• PROBLEM TO SOLVE
Without the images, write out the whole listing exactly.

>> START INFORMATION SHOWN

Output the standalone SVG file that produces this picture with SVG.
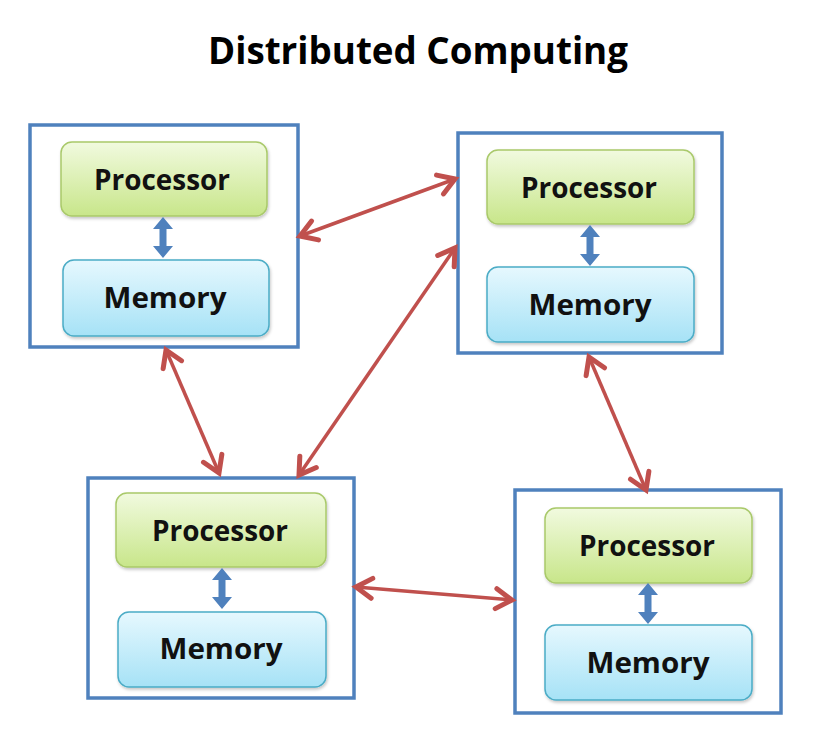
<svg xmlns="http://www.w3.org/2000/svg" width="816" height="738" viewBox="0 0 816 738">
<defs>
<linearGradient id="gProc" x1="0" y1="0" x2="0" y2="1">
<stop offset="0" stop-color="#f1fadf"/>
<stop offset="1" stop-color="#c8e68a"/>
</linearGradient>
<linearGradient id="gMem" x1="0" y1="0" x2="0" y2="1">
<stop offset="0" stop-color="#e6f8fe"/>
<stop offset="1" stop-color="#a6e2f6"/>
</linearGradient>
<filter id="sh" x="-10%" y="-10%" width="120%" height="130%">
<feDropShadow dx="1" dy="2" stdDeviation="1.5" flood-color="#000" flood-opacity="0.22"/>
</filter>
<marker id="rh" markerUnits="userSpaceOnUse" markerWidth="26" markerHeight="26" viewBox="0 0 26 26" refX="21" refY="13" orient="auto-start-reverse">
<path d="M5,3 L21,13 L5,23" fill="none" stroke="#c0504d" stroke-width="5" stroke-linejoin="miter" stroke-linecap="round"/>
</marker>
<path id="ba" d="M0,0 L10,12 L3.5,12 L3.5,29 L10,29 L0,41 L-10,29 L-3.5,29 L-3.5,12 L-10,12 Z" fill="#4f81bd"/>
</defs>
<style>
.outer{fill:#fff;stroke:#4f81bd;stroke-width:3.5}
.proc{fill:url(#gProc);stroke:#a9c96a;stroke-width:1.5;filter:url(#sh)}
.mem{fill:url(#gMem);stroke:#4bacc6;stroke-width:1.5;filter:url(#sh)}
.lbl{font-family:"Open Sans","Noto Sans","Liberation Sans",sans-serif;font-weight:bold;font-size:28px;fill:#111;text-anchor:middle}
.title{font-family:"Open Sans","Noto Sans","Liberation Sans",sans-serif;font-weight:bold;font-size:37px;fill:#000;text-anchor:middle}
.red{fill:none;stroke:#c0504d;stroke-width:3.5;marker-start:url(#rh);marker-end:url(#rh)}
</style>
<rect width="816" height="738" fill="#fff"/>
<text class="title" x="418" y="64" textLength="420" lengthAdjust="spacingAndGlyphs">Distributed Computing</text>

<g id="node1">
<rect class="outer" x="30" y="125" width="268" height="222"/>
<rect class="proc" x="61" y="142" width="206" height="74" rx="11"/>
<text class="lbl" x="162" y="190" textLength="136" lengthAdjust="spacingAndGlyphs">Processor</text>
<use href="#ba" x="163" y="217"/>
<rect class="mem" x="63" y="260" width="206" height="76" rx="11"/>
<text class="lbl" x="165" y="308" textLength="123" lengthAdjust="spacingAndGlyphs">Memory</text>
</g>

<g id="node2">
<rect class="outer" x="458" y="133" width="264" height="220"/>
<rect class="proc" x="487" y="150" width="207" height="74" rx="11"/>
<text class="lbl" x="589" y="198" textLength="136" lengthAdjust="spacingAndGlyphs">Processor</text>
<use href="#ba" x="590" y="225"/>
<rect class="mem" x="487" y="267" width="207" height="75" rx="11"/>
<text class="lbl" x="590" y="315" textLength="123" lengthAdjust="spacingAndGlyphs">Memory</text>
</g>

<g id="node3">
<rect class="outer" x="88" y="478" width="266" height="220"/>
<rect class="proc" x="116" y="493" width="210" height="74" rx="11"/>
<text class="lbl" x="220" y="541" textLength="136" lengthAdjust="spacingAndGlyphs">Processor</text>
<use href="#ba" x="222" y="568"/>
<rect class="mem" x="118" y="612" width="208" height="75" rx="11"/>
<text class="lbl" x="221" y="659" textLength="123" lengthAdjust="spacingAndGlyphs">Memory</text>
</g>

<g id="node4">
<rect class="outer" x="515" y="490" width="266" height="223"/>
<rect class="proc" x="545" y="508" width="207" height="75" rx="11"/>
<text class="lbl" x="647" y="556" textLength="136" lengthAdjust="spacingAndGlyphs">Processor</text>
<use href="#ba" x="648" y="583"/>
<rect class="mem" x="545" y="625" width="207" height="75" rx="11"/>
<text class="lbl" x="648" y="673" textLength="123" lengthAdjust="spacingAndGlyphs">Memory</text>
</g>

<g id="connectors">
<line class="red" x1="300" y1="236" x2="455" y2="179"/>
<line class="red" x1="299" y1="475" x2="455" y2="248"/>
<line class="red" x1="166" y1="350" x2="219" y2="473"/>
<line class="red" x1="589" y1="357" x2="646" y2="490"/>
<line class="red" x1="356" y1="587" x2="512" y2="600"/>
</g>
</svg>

>> END INFORMATION SHOWN

• REPLY TO THE EXERCISE
Output the standalone SVG file that produces this picture with SVG.
<svg xmlns="http://www.w3.org/2000/svg" width="816" height="738" viewBox="0 0 816 738">
<defs>
<linearGradient id="gProc" x1="0" y1="0" x2="0" y2="1">
<stop offset="0" stop-color="#f1fadf"/>
<stop offset="1" stop-color="#c8e68a"/>
</linearGradient>
<linearGradient id="gMem" x1="0" y1="0" x2="0" y2="1">
<stop offset="0" stop-color="#e6f8fe"/>
<stop offset="1" stop-color="#a6e2f6"/>
</linearGradient>
<filter id="sh" x="-10%" y="-10%" width="120%" height="130%">
<feDropShadow dx="1" dy="2" stdDeviation="1.5" flood-color="#000" flood-opacity="0.22"/>
</filter>
<marker id="rh" markerUnits="userSpaceOnUse" markerWidth="26" markerHeight="26" viewBox="0 0 26 26" refX="21" refY="13" orient="auto-start-reverse">
<path d="M5,3 L21,13 L5,23" fill="none" stroke="#c0504d" stroke-width="5" stroke-linejoin="miter" stroke-linecap="round"/>
</marker>
<path id="ba" d="M0,0 L10,12 L3.5,12 L3.5,29 L10,29 L0,41 L-10,29 L-3.5,29 L-3.5,12 L-10,12 Z" fill="#4f81bd"/>
</defs>
<style>
.outer{fill:#fff;stroke:#4f81bd;stroke-width:3.5}
.proc{fill:url(#gProc);stroke:#a9c96a;stroke-width:1.5;filter:url(#sh)}
.mem{fill:url(#gMem);stroke:#4bacc6;stroke-width:1.5;filter:url(#sh)}
.lbl{font-family:"Open Sans","Noto Sans","Liberation Sans",sans-serif;font-weight:bold;font-size:28px;fill:#111;text-anchor:middle}
.title{font-family:"Open Sans","Noto Sans","Liberation Sans",sans-serif;font-weight:bold;font-size:37px;fill:#000;text-anchor:middle}
.red{fill:none;stroke:#c0504d;stroke-width:3.5;marker-start:url(#rh);marker-end:url(#rh)}
</style>
<rect width="816" height="738" fill="#fff"/>
<text class="title" x="418" y="64" textLength="420" lengthAdjust="spacingAndGlyphs">Distributed Computing</text>

<g id="node1">
<rect class="outer" x="30" y="125" width="268" height="222"/>
<rect class="proc" x="61" y="142" width="206" height="74" rx="11"/>
<text class="lbl" x="162" y="190" textLength="136" lengthAdjust="spacingAndGlyphs">Processor</text>
<use href="#ba" x="163" y="217"/>
<rect class="mem" x="63" y="260" width="206" height="76" rx="11"/>
<text class="lbl" x="165" y="308" textLength="123" lengthAdjust="spacingAndGlyphs">Memory</text>
</g>

<g id="node2">
<rect class="outer" x="458" y="133" width="264" height="220"/>
<rect class="proc" x="487" y="150" width="207" height="74" rx="11"/>
<text class="lbl" x="589" y="198" textLength="136" lengthAdjust="spacingAndGlyphs">Processor</text>
<use href="#ba" x="590" y="225"/>
<rect class="mem" x="487" y="267" width="207" height="75" rx="11"/>
<text class="lbl" x="590" y="315" textLength="123" lengthAdjust="spacingAndGlyphs">Memory</text>
</g>

<g id="node3">
<rect class="outer" x="88" y="478" width="266" height="220"/>
<rect class="proc" x="116" y="493" width="210" height="74" rx="11"/>
<text class="lbl" x="220" y="541" textLength="136" lengthAdjust="spacingAndGlyphs">Processor</text>
<use href="#ba" x="222" y="568"/>
<rect class="mem" x="118" y="612" width="208" height="75" rx="11"/>
<text class="lbl" x="221" y="659" textLength="123" lengthAdjust="spacingAndGlyphs">Memory</text>
</g>

<g id="node4">
<rect class="outer" x="515" y="490" width="266" height="223"/>
<rect class="proc" x="545" y="508" width="207" height="75" rx="11"/>
<text class="lbl" x="647" y="556" textLength="136" lengthAdjust="spacingAndGlyphs">Processor</text>
<use href="#ba" x="648" y="583"/>
<rect class="mem" x="545" y="625" width="207" height="75" rx="11"/>
<text class="lbl" x="648" y="673" textLength="123" lengthAdjust="spacingAndGlyphs">Memory</text>
</g>

<g id="connectors">
<line class="red" x1="300" y1="236" x2="455" y2="179"/>
<line class="red" x1="299" y1="475" x2="455" y2="248"/>
<line class="red" x1="166" y1="350" x2="219" y2="473"/>
<line class="red" x1="589" y1="357" x2="646" y2="490"/>
<line class="red" x1="356" y1="587" x2="512" y2="600"/>
</g>
</svg>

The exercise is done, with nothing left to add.